Prefaciou os livros “O pirata Zig-Zag” de Manuel de Almeida e Sousa, “Fora de portas” de Carlos Garcia de Castro, “Mansões abandonadas” de José do Carmo Francisco (Editorial Escrituras), “Estravagários” de Nuno Rebocho e “Chão de Papel” de Maria Estela Guedes (Apenas Livros Editora). 

Nos anos 90 orientou e dirigiu o suplemento literário “Miradouro”, saído no “Notícias de Elvas”. Co-coordenou “Fanal”, suplemento cultural publicado mensalmente no semanário alentejano ”O Distrito de Portalegre”, de Março de 2000 a Julho de 2003. 

Organizou, com Mário Cesariny e C. Martins, a exposição “O Fantástico e o Maravilhoso” (1984) e, com João Garção, a mostra de mail art “O futebol” (1995).  

Concebeu, realizou e apresentou o programa radiofónico “Mapa de Viagens”, na Rádio Portalegre (36 emissões) e está representado em antologias de poesia e pintura. O cantor espanhol Miguel Naharro incluiu-o no álbum “Canciones lusitanas”.  

Até se aposentar em 2005, foi durante 14 anos o responsável pelo Centro de Estudos José Régio, na dependência do município de Portalegre.  

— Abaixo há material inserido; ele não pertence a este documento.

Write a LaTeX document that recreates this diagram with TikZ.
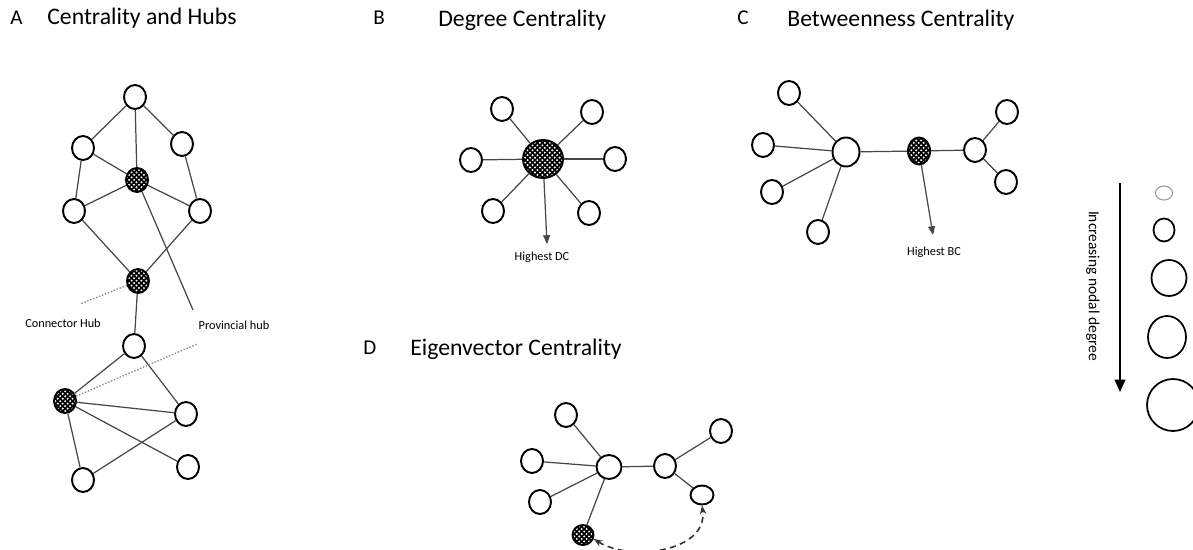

É membro honorário da Confraria dos Vinhos de Felgueiras. Em 1992 o município da sua terra natal atribuiu-lhe o galardão de Cidadão Honorário e, em 2001, a cidade de Portalegre comemorou os seus 30 anos de actividade cívica e cultural outorgando-lhe a medalha de prata de Mérito Municipal.